The application is often made to protect the assets of a minor. The application may also be made and granted where it is in the interests of the minor’s welfare. The jurisdiction does not depend on the existence of assets or income on the part of the ward. Parents, guardians or others interested in the welfare of the child, may institute proceedings to have him made a ward of court.
Where a person has been awarded substantial damages when under the age of 18, wardship may be appropriate. A “guardian of the fortune” may be appointed, for example, to purchase assets on behalf of the minor. Where a minor has special care needs, the wardship may be used as a mechanism for releasing and applying his funds for his care and benefit.
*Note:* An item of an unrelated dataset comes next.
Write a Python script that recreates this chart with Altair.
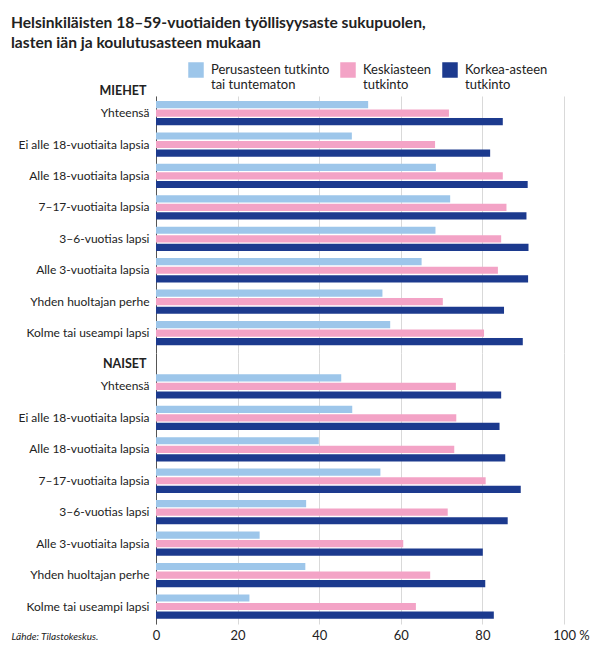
import altair as alt
import pandas as pd

# ---- data ----
categories = [
    "Yhteensä",
    "Ei alle 18-vuotiaita lapsia",
    "Alle 18-vuotiaita lapsia",
    "7–17-vuotiaita lapsia",
    "3–6-vuotias lapsi",
    "Alle 3-vuotiaita lapsia",
    "Yhden huoltajan perhe",
    "Kolme tai useampi lapsi",
]
levels = ["Perusasteen tutkinto|tai tuntematon", "Keskiasteen|tutkinto", "Korkea-asteen|tutkinto"]
colors = ["#9DC6EA", "#F3A3C6", "#1C3A8E"]

men_perus = [52.0, 48.0, 68.6, 72.1, 68.5, 65.1, 55.5, 57.4]
men_keski = [71.8, 68.4, 85.0, 85.9, 84.6, 83.8, 70.3, 80.4]
men_korkea = [85.0, 81.9, 91.1, 90.8, 91.3, 91.2, 85.3, 89.9]

women_perus = [45.4, 48.1, 39.9, 55.0, 36.8, 25.4, 36.6, 22.9]
women_keski = [73.5, 73.6, 73.1, 80.8, 71.5, 60.6, 67.2, 63.7]
women_korkea = [84.6, 84.2, 85.6, 89.4, 86.2, 80.1, 80.7, 82.8]

x_ticks = [0, 20, 40, 60, 80, 100]


def long_df(a, b, c):
    rows = []
    for i, cat in enumerate(categories):
        for lev, vals in zip(levels, (a, b, c)):
            rows.append({"ryhma": cat, "taso": lev, "arvo": vals[i]})
    return pd.DataFrame(rows)


men_df = long_df(men_perus, men_keski, men_korkea)
women_df = long_df(women_perus, women_keski, women_korkea)

FONT = "Lato"
W = 408
EXT = 142

color_enc = alt.Color(
    "taso:N",
    sort=levels,
    scale=alt.Scale(domain=levels, range=colors),
    legend=alt.Legend(
        title=None,
        orient="none",
        legendX=32,
        legendY=-34,
        direction="horizontal",
        symbolType="square",
        symbolSize=240,
        symbolStrokeWidth=0,
        symbolOpacity=1,
        labelExpr="split(datum.label, '|')",
        labelFont=FONT,
        labelFontSize=13,
        labelColor="#222222",
        labelOffset=7,
        columnPadding=10,
        padding=0,
        labelLimit=200,
    ),
)

yoff = alt.YOffset("taso:N", sort=levels, scale=alt.Scale(paddingInner=0.16, paddingOuter=0))


def panel(df, title, title_y, height, pad_outer, align, bottom):
    if bottom:
        xaxis = alt.Axis(
            values=x_ticks,
            grid=True,
            gridColor="#D9D9D9",
            ticks=False,
            domain=False,
            labelFont=FONT,
            labelFontSize=13,
            labelColor="#222222",
            labelPadding=5,
            labelFlush=False,
            labelExpr="datum.value == 100 ? '100 %' : datum.label",
            labelOffset={"condition": {"test": "datum.value == 100", "value": 7}, "value": 0},
            title="Lähde: Tilastokeskus.",
            titleFont=FONT,
            titleFontSize=10,
            titleFontStyle="italic",
            titleFontWeight="normal",
            titleColor="#222222",
            titleAlign="left",
            titleBaseline="middle",
            titleAnchor="start",
            titleX=-145,
            titleY=12,
        )
    else:
        xaxis = alt.Axis(
            values=x_ticks,
            grid=True,
            gridColor="#D9D9D9",
            ticks=False,
            domain=False,
            labels=False,
            title=None,
            minExtent=0,
            maxExtent=0,
        )
    return (
        alt.Chart(df)
        .mark_bar()
        .encode(
            x=alt.X("arvo:Q", scale=alt.Scale(domain=[0, 100], nice=False), axis=xaxis),
            y=alt.Y(
                "ryhma:N",
                sort=categories,
                scale=alt.Scale(paddingInner=0.227, paddingOuter=pad_outer, align=align),
                axis=alt.Axis(
                    title=title,
                    titleAngle=0,
                    titleAlign="right",
                    titleBaseline="middle",
                    titleX=-10,
                    titleY=title_y,
                    titleFont=FONT,
                    titleFontSize=12.5,
                    titleFontWeight="bold",
                    titleColor="#222222",
                    ticks=False,
                    grid=False,
                    domain=True,
                    domainColor="#555555",
                    labelFont=FONT,
                    labelFontSize=12,
                    labelColor="#222222",
                    labelPadding=7,
                    labelLimit=200,
                    minExtent=EXT,
                    maxExtent=EXT,
                ),
            ),
            yOffset=yoff,
            color=color_enc,
        )
        .properties(width=W, height=height)
    )


top = panel(men_df, "MIEHET", -6, 257, 0.202, 0.39, False)
bottom = panel(women_df, "NAISET", 10.7, 271, 0.423, 0.80, True)

chart = (
    alt.vconcat(top, bottom, spacing=0)
    .properties(
        padding={"left": 3, "top": 8, "right": 0, "bottom": 5},
        title=alt.TitleParams(
            text=[
                "Helsinkiläisten 18–59-vuotiaiden työllisyysaste sukupuolen,",
                "lasten iän ja koulutusasteen mukaan",
            ],
            anchor="start",
            font=FONT,
            fontSize=15.6,
            fontWeight="bold",
            color="#222222",
            lineHeight=20,
            offset=10,
        ),
    )
    .configure_view(stroke=None)
)

chart.save("out.html", embed_options={"renderer": "svg", "actions": False})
In wardship proceedings of this nature, the paramount consideration is the ward’s welfare. The jurisdiction is a broader version of that over the Guardianship of Infants Act.
There is a special procedure for making a minor, a ward of court. An application is made to the Office of Wards of Court. A summons is issued by the Registrar of the Office of Wards of Court. It is based on an affidavit which must set out details of the minor and his position, income, assets, close relatives, proposals for care and maintenance, direction sought etc.
The court may appoint a guardian of the fortune of the minor. The court maintains a continuing supervisory jurisdiction and function.
Circuit Court Procedure
There exists a parallel jurisdiction for the Circuit Court in wardship matters. It arises only where the assets of the person concerned are less than €6,348 (£5, 000) or where income does not exceed €380 (£300). The Circuit Court also has jurisdiction over wards who are under the age of 18 years.
There is s special form of civil bill as to capacity which is designated for the institution of proceedings to make a person a ward of court. The petitioner or his solicitor files a civil bill with the County Registrar, in the county where the person alleged to be unable to manage his affairs resides. The Civil Bill must give certain particulars, set out assets and liabilities, particulars of dependants and confirm the property qualification for CC jurisdiction.
Affidavits must be filed by persons interested in the wellbeing of the person concerned and by a medical practitioner. The medical practitioner’s affidavit must set out the nature of the alleged unsoundness of mind.
The respondent may file a response within 10 days and contest the matter. If he fails to lodge an appearance, an application may be made to the Circuit Court office for the appointment of a guardian for the purpose of representing the respondent. If an appearance is entered, a defence is required which would set out the basis on which the application is disputed.
The applicant may serve a notice of trial, on all persons concerned. At the hearing, the Circuit judge considers the evidence in relation to the application. He may direct a further medical affidavit. He may adjourn the matter pending receipts of reports.
Circuit Court Appointment
If the Circuit judge is of the opinion that the respondent is of “unsound mind” , and incapable of managing his affairs, and that he requires protection, he may declare the person to be such and appoint or give directions to the appointment of a guardian of the person or property. Separate guardians may be appointed. The guardian may be a spouse or next of kin. The preferences of the respondent may be taken into account where he is capable of understanding the matter.
The guardian must give security. The Circuit Court order will specify the powers of the guardian. The funds may be directed in such manner as the judge directs. The guardian may be ordered to render accounts to the County Registrar’s office.
If the assets of the person concerned increase beyond the jurisdiction of the Circuit Court, this must be notified to the Circuit Court office and the Office of Wards of Court. An application may be made to have the matter transferred to the High Court.
The guardian must make annual returns to the Circuit Court office similar to those required of in the Office of Wards of Court.